Public Audit Committee 17 December 2025
As the Auditor General highlights, it was an extreme case and that is why we pulled it out to illustrate the point about the approval arrangements. Currently, the approval arrangements for agency engagement are that it would be approved at deputy director level, regardless of the individual’s daily rate, the length of the appointment or the potential total costs.
I obviously will not name the individual, but as the Auditor General has already discussed, it was a specialist post. The individual retired from the Scottish Government on 1 September 2023. At that point, there was no reason for either party to think that they would re-engage with the Scottish Government. The understanding was that they were leaving, and the Scottish Government thought that it had sufficient internal capacity.

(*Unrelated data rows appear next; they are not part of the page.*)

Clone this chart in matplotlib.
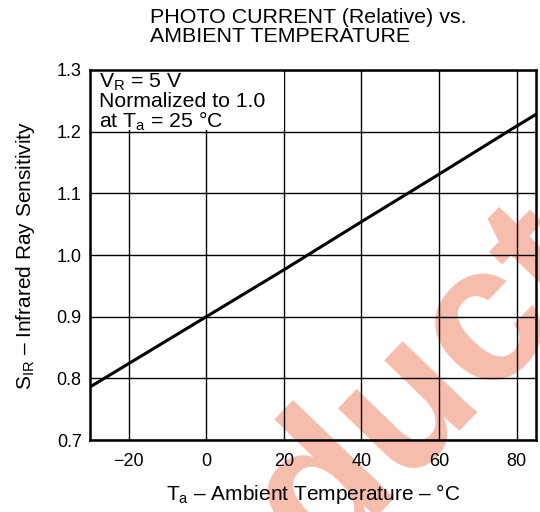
import matplotlib
matplotlib.use('Agg')
from matplotlib import pyplot as plt
from matplotlib.patches import Rectangle

# data
temps = [-30, -20, 0, 20, 40, 60, 80, 85]
sens = [0.786, 0.824, 0.900, 0.976, 1.054, 1.131, 1.209, 1.228]

x_ticks = [-20, 0, 20, 40, 60, 80]
y_ticks = [0.7, 0.8, 0.9, 1.0, 1.1, 1.2, 1.3]

plt.rcParams['font.family'] = ['Liberation Sans', 'DejaVu Sans']
plt.rcParams['mathtext.fontset'] = 'custom'
plt.rcParams['mathtext.rm'] = 'Liberation Sans'

fig = plt.figure(figsize=(5.4, 5.12), dpi=100)
ax = fig.add_axes([0.1667, 0.1406, 0.8259, 0.7227])
ax.set_facecolor('none')

# watermark behind the chart
fig.text(0.172, -0.557, 'Product', fontsize=140, fontweight='bold',
         color='#f6bcac', rotation=46, rotation_mode='anchor',
         ha='left', va='baseline', zorder=-5)

ax.plot(temps, sens, color='black', lw=2.2, zorder=4)

ax.set_xlim(-30, 85)
ax.set_ylim(0.7, 1.3)
ax.set_xticks(x_ticks)
ax.set_xticklabels(['\u221220', '0', '20', '40', '60', '80'])
ax.set_yticks(y_ticks)
ax.set_yticklabels(['%.1f' % v for v in y_ticks])
ax.grid(True, color='black', lw=1.0, zorder=1)
ax.tick_params(axis='both', length=0, labelsize=13)
ax.tick_params(axis='x', pad=9)
ax.tick_params(axis='y', pad=6)
for s in ax.spines.values():
    s.set_linewidth(1.8)

# white box for the conditions note
ax.add_patch(Rectangle((-30, 1.203), 50, 0.1, facecolor='white',
                       edgecolor='none', zorder=2))
ax.text(-27.8, 1.297,
        'V$_\\mathregular{R}$ = 5 V\nNormalized to 1.0\nat T$_\\mathregular{a}$ = 25 \u00b0C',
        fontsize=15.3, va='top', ha='left', linespacing=0.9, zorder=3)

ax.set_xlabel('T$_\\mathregular{a}$ \u2013 Ambient Temperature \u2013 \u00b0C',
              fontsize=15, labelpad=9)
ax.set_ylabel('S$_\\mathregular{IR}$ \u2013 Infrared Ray Sensitivity',
              fontsize=15, labelpad=14)

fig.text(0.278, 0.985, 'PHOTO CURRENT (Relative) vs.\nAMBIENT TEMPERATURE',
         fontsize=15.4, ha='left', va='top', linespacing=1.05)

fig.savefig('out.png', dpi=100, facecolor='white')
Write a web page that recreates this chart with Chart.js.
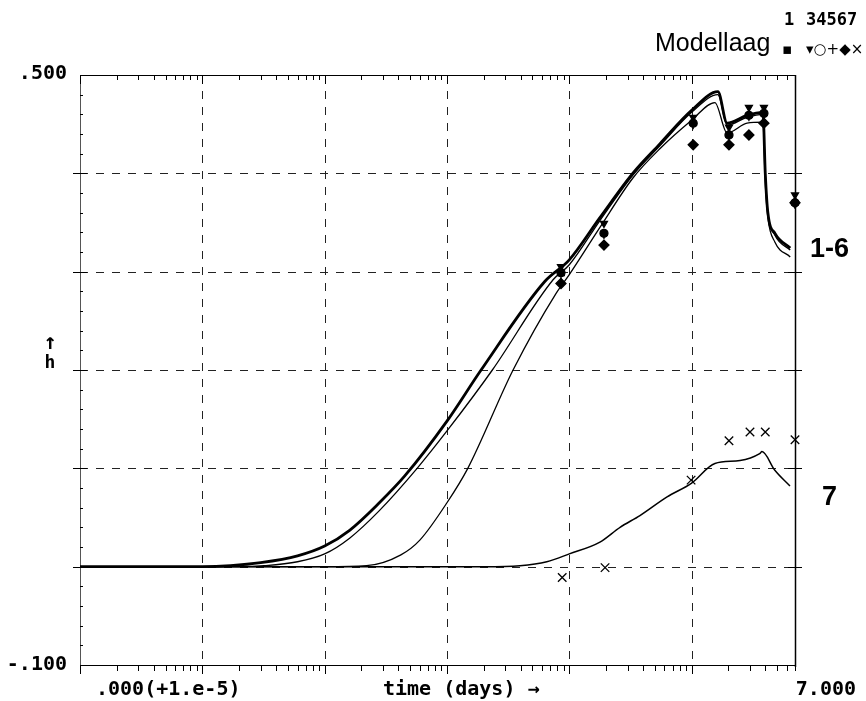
<!DOCTYPE html>
<html>
<head>
<meta charset="utf-8">
<script src="https://cdn.jsdelivr.net/npm/chart.js@4.4.0/dist/chart.umd.min.js"></script>
<style>
  body { margin: 0; background: #fff; }
  canvas { display: block; }
</style>
</head>
<body>
<canvas id="myChart" width="866" height="701"></canvas>
<script>
// computed heads (h) per model layer, time in days (log axis)
const tA = [1e-5, 1e-4, 1.7e-4, 3e-4, 6e-4, 1e-3, 1.6e-3, 2.8e-3, 4.5e-3, 1e-2, 0.019, 0.063, 0.1, 0.178, 0.33, 0.55, 1.0, 1.64, 1.95, 2.84, 3.83, 4.0, 4.2, 4.8, 6.4];
const hA = [0, 0, 0.001, 0.004, 0.011, 0.021, 0.037, 0.065, 0.092, 0.148, 0.2, 0.29, 0.312, 0.355, 0.40, 0.43, 0.464, 0.483, 0.451, 0.459, 0.462, 0.40, 0.36, 0.339, 0.324];

const tB = [1e-5, 2e-4, 3.2e-4, 6e-4, 1e-3, 1.6e-3, 2.8e-3, 5.7e-3, 1e-2, 0.0235, 0.074, 0.1, 0.178, 0.33, 0.55, 1.0, 1.64, 1.95, 2.84, 3.83, 4.0, 4.2, 4.8, 6.4];
const hB = [0, 0, 0.001, 0.005, 0.013, 0.029, 0.057, 0.1, 0.138, 0.2, 0.292, 0.307, 0.352, 0.398, 0.428, 0.462, 0.48, 0.449, 0.457, 0.46, 0.40, 0.36, 0.337, 0.322];

const tC = [1e-5, 1e-3, 2.2e-3, 4.2e-3, 6e-3, 1e-2, 0.0148, 0.0347, 0.078, 0.1, 0.178, 0.33, 0.55, 1.0, 1.55, 1.95, 2.84, 3.83, 4.0, 4.2, 4.8, 6.4];
const hC = [0, 0, 0.001, 0.012, 0.027, 0.065, 0.1, 0.2, 0.278, 0.297, 0.345, 0.395, 0.425, 0.454, 0.472, 0.441, 0.451, 0.452, 0.39, 0.355, 0.33, 0.315];

const t7 = [1e-5, 0.02, 0.0395, 0.0655, 0.1, 0.178, 0.26, 0.378, 0.63, 1.0, 1.55, 2.49, 3.6, 3.76, 4.79, 6.37];
const h7 = [0, 0, 0.001, 0.005, 0.013, 0.025, 0.04, 0.052, 0.071, 0.085, 0.105, 0.108, 0.115, 0.117, 0.098, 0.082];

// measured heads
const tObs = [0.0855, 0.192, 1.03, 2.02, 2.94, 3.9, 7.0];
const obs1 = [0.299, 0.339, 0.451, 0.439, 0.459, 0.461, 0.370];
const obs3 = [0.305, 0.349, 0.457, 0.447, 0.467, 0.467, 0.378];
const obs4 = [0.299, 0.339, 0.451, 0.439, 0.459, 0.461, 0.370];
const obs5 = [0.296, 0.337, 0.449, 0.437, 0.457, 0.459, 0.368];
const obs6 = [0.288, 0.327, 0.429, 0.429, 0.439, 0.451, 0.370];
const tObs7 = [0.0875, 0.196, 0.99, 2.02, 3.0, 4.0, 7.0];
const obs7 = [-0.011, -0.001, 0.088, 0.128, 0.137, 0.137, 0.129];

const xDecades = [1e-4, 1e-3, 1e-2, 1e-1, 1];
const yGrid = [0, 0.1, 0.2, 0.3, 0.4];

function pts(xs, ys) {
  return xs.map((x, i) => ({x: x, y: ys[i]}));
}

function curve(xs, ys, w) {
  return {data: pts(xs, ys), showLine: true, borderColor: "#000", borderWidth: w,
    pointRadius: 0, cubicInterpolationMode: "monotone"};
}

function marks(xs, ys, style, r, extra) {
  return Object.assign({
    data: pts(xs, ys), showLine: false, pointStyle: style, pointRadius: r,
    backgroundColor: "#000", borderColor: "#000", borderWidth: 1.3, clip: false
  }, extra || {});
}

const frame = {
  id: "frame",
  beforeDatasetsDraw(chart) {
    const ctx = chart.ctx, a = chart.chartArea;
    const xs = chart.scales.x, ys = chart.scales.y;
    ctx.save();
    // dashed grid
    ctx.strokeStyle = "#222";
    ctx.lineWidth = 1;
    ctx.setLineDash([8, 8]);
    xDecades.forEach(v => {
      const px = Math.round(xs.getPixelForValue(v)) + 0.5;
      ctx.beginPath(); ctx.moveTo(px, a.top); ctx.lineTo(px, a.bottom); ctx.stroke();
    });
    yGrid.forEach(v => {
      const py = Math.round(ys.getPixelForValue(v)) + 0.5;
      ctx.beginPath(); ctx.moveTo(a.left, py); ctx.lineTo(a.right + 6, py); ctx.stroke();
    });
    ctx.setLineDash([]);
    // frame
    ctx.strokeStyle = "#000";
    ctx.beginPath();
    ctx.moveTo(a.left + 0.5, a.top + 0.5); ctx.lineTo(a.right + 0.5, a.top + 0.5);
    ctx.moveTo(a.left + 0.5, a.bottom + 0.5); ctx.lineTo(a.right + 0.5, a.bottom + 0.5);
    ctx.stroke();
    ctx.strokeStyle = "#555";
    ctx.beginPath();
    ctx.moveTo(a.left + 0.5, a.top); ctx.lineTo(a.left + 0.5, a.bottom);
    ctx.stroke();
    ctx.strokeStyle = "#000";
    ctx.lineWidth = 1.5;
    ctx.beginPath();
    ctx.moveTo(a.right + 0.5, a.top); ctx.lineTo(a.right + 0.5, a.bottom + 2);
    ctx.stroke();
    ctx.lineWidth = 1;
    // log ticks top and bottom
    ctx.beginPath();
    for (let e = -5; e <= 0; e++) {
      for (let m = 1; m <= 9; m++) {
        const v = m * Math.pow(10, e);
        if (v < 1e-5 || v > 7) continue;
        const px = Math.round(xs.getPixelForValue(v)) + 0.5;
        const big = m === 1;
        ctx.moveTo(px, a.top); ctx.lineTo(px, a.top + (big ? 9 : 5));
        ctx.moveTo(px, a.bottom); ctx.lineTo(px, a.bottom + (big ? 9 : 6));
      }
    }
    // y ticks on both sides
    yGrid.forEach(v => {
      const py = Math.round(ys.getPixelForValue(v)) + 0.5;
      ctx.moveTo(a.left - 7, py); ctx.lineTo(a.left + 7, py);
      ctx.moveTo(a.right - 7, py); ctx.lineTo(a.right + 7, py);
    });
    for (let v = -0.08; v < 0.5; v += 0.02) {
      const py = Math.round(ys.getPixelForValue(v)) + 0.5;
      ctx.moveTo(a.left, py); ctx.lineTo(a.left + 3, py);
    }
    ctx.stroke();
    ctx.restore();
  },
  afterDraw(chart) {
    const ctx = chart.ctx, a = chart.chartArea;
    ctx.save();
    ctx.fillStyle = "#000";
    ctx.textBaseline = "middle";
    ctx.font = "bold 20px 'DejaVu Sans Mono'";
    ctx.textAlign = "right";
    ctx.fillText(".500", 67, a.top - 1);
    ctx.fillText("-.100", 67, a.bottom);
    ctx.fillText("7.000", 856, 690);
    ctx.textAlign = "left";
    ctx.fillText(".000(+1.e-5)", 96, 690);
    ctx.fillText("time (days) \u2192", 383, 690);
    ctx.textAlign = "center";
    ctx.font = "bold 22px 'DejaVu Sans Mono'";
    ctx.fillText("\u2191", 50, 343);
    ctx.font = "bold 18px 'DejaVu Sans Mono'";
    ctx.fillText("h", 50, 363);
    ctx.font = "25px 'Liberation Sans'";
    ctx.textAlign = "left";
    ctx.fillText("Modellaag", 655, 44);
    ctx.font = "bold 17px 'DejaVu Sans Mono'";
    ctx.fillText("1", 784, 21);
    ctx.fillText("34567", 806, 21);
    ctx.font = "15px 'DejaVu Sans'";
    ctx.fillText("\u25aa", 782, 50);
    ctx.fillText("\u25be\u25cb+\u25c6\u00d7", 806, 50);
    ctx.font = "bold 27px 'Liberation Sans'";
    ctx.fillText("1-6", 810, 250);
    ctx.fillText("7", 822, 498);
    ctx.restore();
  }
};

new Chart("myChart", {
  type: "scatter",
  data: {
    datasets: [
      curve(tA, hA, 2.8),
      curve(tB, hB, 1.3),
      curve(tC, hC, 1.3),
      curve(t7, h7, 1.5),
      marks(tObs, obs1, "rect", 3.5),
      marks(tObs, obs3, "triangle", 4, {rotation: 180}),
      marks(tObs, obs4, "circle", 4),
      marks(tObs, obs5, "cross", 4),
      marks(tObs, obs6, "rectRot", 5),
      marks(tObs7, obs7, "crossRot", 6, {backgroundColor: "rgba(0,0,0,0)"})
    ]
  },
  options: {
    responsive: false,
    animation: false,
    layout: {padding: {left: 80, right: 71, top: 75, bottom: 36}},
    plugins: {legend: {display: false}, tooltip: {enabled: false}},
    scales: {
      x: {type: "logarithmic", min: 1e-5, max: 7, display: false},
      y: {type: "linear", min: -0.1, max: 0.5, display: false}
    }
  },
  plugins: [frame]
});
</script>
</body>
</html>
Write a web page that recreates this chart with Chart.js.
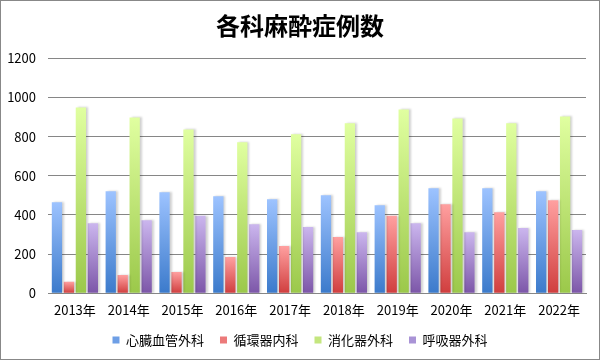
<!DOCTYPE html>
<html>
<head>
<meta charset="utf-8">
<script src="https://cdn.jsdelivr.net/npm/chart.js@4"></script>
<style>
  body { margin: 0; background: #fff; }
  #box { width: 600px; height: 360px; box-sizing: border-box; border: 1px solid #888; }
</style>
</head>
<body>
<div id="box"><canvas id="myChart" width="598" height="358"></canvas></div>
<script>
var anos = ['2013年', '2014年', '2015年', '2016年', '2017年', '2018年', '2019年', '2020年', '2021年', '2022年']
var cardio = [465, 521, 516, 496, 480, 501, 450, 537, 537, 521]
var circ = [59, 93, 109, 185, 241, 287, 396, 455, 414, 475]
var digest = [949, 898, 837, 771, 812, 868, 939, 893, 868, 903]
var resp = [358, 373, 396, 353, 338, 312, 358, 312, 333, 323]
var ticksY = [0, 200, 400, 600, 800, 1000, 1200]

var fonte = "'Noto Sans CJK JP', 'Noto Sans', sans-serif"

// gradiente de cada barra (claro em cima, escuro embaixo)
function grad(cTop, cBottom, solid) {
  return function (context) {
    var chart = context.chart
    if (context.type !== 'data' || !chart.chartArea || !chart.scales.y) return solid
    var y = chart.scales.y
    var top = y.getPixelForValue(context.raw)
    var bottom = y.getPixelForValue(0)
    if (!(bottom > top)) return solid
    var g = chart.ctx.createLinearGradient(0, top, 0, bottom)
    g.addColorStop(0, cTop)
    g.addColorStop(1, cBottom)
    return g
  }
}

var sombra = {
  id: 'sombra',
  beforeDatasetsDraw: function (chart) {
    var c = chart.ctx
    c.save()
    c.shadowColor = 'rgba(0,0,0,0.18)'
    c.shadowOffsetX = 2
    c.shadowOffsetY = 0
    c.shadowBlur = 2
  },
  afterDatasetsDraw: function (chart) {
    chart.ctx.restore()
  }
}

var ctx = document.getElementById('myChart').getContext('2d')
var myChart = new Chart(ctx, {
  type: 'bar',
  data: {
    labels: anos,
    datasets: [{
      label: '心臓血管外科',
      data: cardio,
      backgroundColor: grad('#9dc3ff', '#3b7acb', '#4f86d0')
    }, {
      label: '循環器内科',
      data: circ,
      backgroundColor: grad('#ffa0a0', '#d03e3e', '#de5c5c')
    }, {
      label: '消化器外科',
      data: digest,
      backgroundColor: grad('#e0ffa0', '#9bc84a', '#b0d865')
    }, {
      label: '呼吸器外科',
      data: resp,
      backgroundColor: grad('#cbb6ee', '#7c56a8', '#9a7cc4')
    }]
  },
  options: {
    responsive: false,
    animation: false,
    categoryPercentage: 0.89,
    barPercentage: 0.86,
    layout: { padding: { left: 0, right: 0, top: 0, bottom: 2.5 } },
    plugins: {
      title: {
        display: true,
        text: '各科麻酔症例数',
        color: '#000',
        font: { family: fonte, size: 24, weight: 'bold' },
        padding: { top: 10, bottom: 18.5 }
      },
      legend: {
        position: 'bottom',
        labels: {
          color: '#000',
          boxWidth: 7,
          boxHeight: 7,
          padding: 16,
          font: { family: fonte, size: 13 },
          generateLabels: function (chart) {
            var cores = ['#6e9fe6', '#ec7a7a', '#c4e67e', '#a993d6']
            return chart.data.datasets.map(function (ds, i) {
              return {
                text: ds.label,
                fillStyle: cores[i],
                strokeStyle: cores[i],
                lineWidth: 0,
                hidden: false,
                datasetIndex: i
              }
            })
          }
        }
      },
      tooltip: { enabled: false }
    },
    scales: {
      x: {
        grid: { display: false, drawTicks: false },
        border: { display: true, color: '#868686', width: 1 },
        ticks: { color: '#000', padding: 9, font: { family: fonte, size: 13 }, maxRotation: 0 },
        afterFit: function (s) { s.height = 24.2 }
      },
      y: {
        min: 0,
        max: 1200,
        afterBuildTicks: function (s) { s.ticks = ticksY.map(function (v) { return { value: v } }) },
        grid: { color: '#868686', lineWidth: 1, drawTicks: false },
        border: { display: false },
        ticks: {
          color: '#000',
          padding: 12,
          font: { family: fonte, size: 13 },
          callback: function (v) { return String(v) }
        },
        afterFit: function (s) { s.width = 47 }
      },
      // eixo vazio so pra dar a margem da direita
      y2: {
        position: 'right',
        grid: { display: false, drawTicks: false },
        border: { display: false },
        ticks: { display: false },
        afterFit: function (s) { s.width = 13 }
      }
    }
  },
  plugins: [sombra]
})
</script>
</body>
</html>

Subsequently, there were some changes within the Scottish Government that meant that the expertise that it thought it could apply to the close-down procedures for European structural and investment funds was not available. It then investigated a number of options. From our discussions, we know that it looked at potentially seconding staff from elsewhere, fixed-term staff or redeploying Scottish Government staff.
As we understand it, the difficulty was that, as the United Kingdom Government was also going through the same process, there was a high demand for that particular expertise. The person was then engaged on 20 November 2023, initially for four months, and that was approved at deputy director level. The engagement was then extended twice; ultimately, it ran until September 2024, so the person was there for nine months. The total cost of that appointment was £221,000.
As the Auditor General says we recommended that, as with consultancy, such an arrangement would be escalated to the director general, and potentially to cabinet secretary level, for approval. The director general of corporate was aware of the arrangement, but there was no formal requirement for it to be approved. We believe that that needs to be tightened up, and the Scottish Government has accepted that recommendation.